Risarcimento dei danni per phishing: la Cassazione conferma la responsabilità dell’Istituto di credito

Risarcimento dei danni per phishing: la Cassazione conferma la responsabilità dell’Istituto di credito
08 Maggio 2018: Risarcimento dei danni per phishing: la Cassazione conferma la responsabilità dell’Istituto di credito 08 Maggio 2018

Con l’ordinanza n. 9158/2018, la Corte di Cassazione è tornata a pronunciarsi in materia di phishing, confermando il diritto del correntista a vedersi risarcito il danno causato da operazioni non autorizzate da parte del proprio Istituto di credito.

Nel caso in esame due risparmiatori titolari di un conto corrente avevano citato in giudizio l’Istituto di credito, chiedendo il risarcimento dei danni subiti, a titolo di responsabilità contrattuale od extracontrattuale, a seguito di un bonifico on line di euro 5.500,00, effettuato a favore di uno sconosciuto, in mancanza di qualunque disposizione da parte loro.

Mentre il Tribunale di primo grado aveva dichiarato la responsabilità dell’Istituto di credito, la Corte di Appello, inquadrato il caso nell’ambito della responsabilità per attività pericolosa ex art. 2050 c.c., aveva negato tale risarcimento, affermando invece la sussistenza di un comportamento imprudente dei due correntisti, che avrebbero digitato i propri codici personali, verosimilmente richiesti con una email fraudolenta.

Questa condotta avrebbe consentito al truffatore di utilizzare i codici per effettuare il bonifico on line a proprio favore.

Nessuna responsabilità, invece, si sarebbe potuta addebitare all’Istituto di credito, munito di un adeguato sistema di sicurezza, tale da impedire l’accesso ai dati personali del correntista da parte di terzi.

I correntisti avevano quindi impugnato la sentenza di secondo grado, lamentando, tra l’altro, il mancato esame del disconoscimento dell'operazione contabile di addebito, l’erronea sussunzione della fattispecie nell'ambito della responsabilità per attività pericolosa, nonché la supposizione, in assenza di alcuna prova o indizio, della responsabilità dei danneggiati per aver comunicato a terzi i codici segreti.

La Corte di Cassazione ha ritenuto di accogliere le ragioni dei ricorrenti.

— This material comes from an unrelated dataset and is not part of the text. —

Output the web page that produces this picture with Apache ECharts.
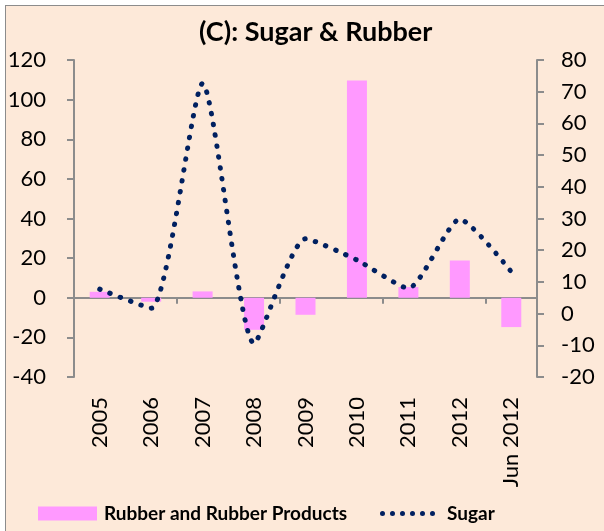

In particolare, i Giudici di Piazza Cavour, riprendendo alcune precedenti pronunce, hanno ricordato che “in tema di responsabilità della banca in caso di operazioni effettuate a mezzo di strumenti elettronici, anche al fine di garantire la fiducia degli utenti nella sicurezza del sistema (il che rappresenta interesse degli stessi operatori), è del tutto ragionevole ricondurre nell'area del rischio professionale del prestatore dei servizi di pagamento, prevedibile ed evitabile con appropriate misure destinate a verificare la riconducibilità delle operazioni alla volontà del cliente, la possibilità di una utilizzazione dei codici di accesso al sistema da parte dei terzi, non attribuibile al dolo del titolare o a comportamenti talmente incauti da non poter essere fronteggiati in anticipo”.

Ne consegue che “la banca, a cui è richiesta una diligenza di natura tecnica, da valutarsi con il parametro dell'accorto banchiere, è tenuta a fornire la prova della riconducibilità dell'operazione al cliente (Cass. Civ., 3 febbraio 2017, n. 2950)”.

Pertanto, al risparmiatore abilitato a svolgere operazioni on line che agisca per l’abusiva utilizzazione delle proprie credenziali informatiche, spetta soltanto la prova del danno riferibile al trattamento dei propri dati personali; la banca, invece, deve ritenersi responsabile per non avere impedito a terzi di introdursi illecitamente nel sistema telematico mediante la captazione dei codici d’accesso del correntista, a meno che non dimostri che l’evento dannoso non le sia imputabile perché derivante da trascuratezza, errore o frode del correntista o da forza maggiore (cfr., Cass. Civ., 23.5.2016 n. 10638).

Nel caso di specie, invece, la Corte territoriale, discostandosi dai principi enunciati dal Giudice di legittimità, non aveva verificato se sussisteva la prova della riconducibilità dell’operazione all’incauta trasmissione dei dati da parte dei correntisti, limitandosi a supporre, in mancanza di un qualunque obiettivo riscontro, pure indiziario, l’apertura di un’ipotetica email fraudolenta ed il successivo inoltro dei dati a terzi.

Per tali ragioni, la Corte di Cassazione ha accolto il ricorso, rinviando alla Corte territoriale in diversa composizione.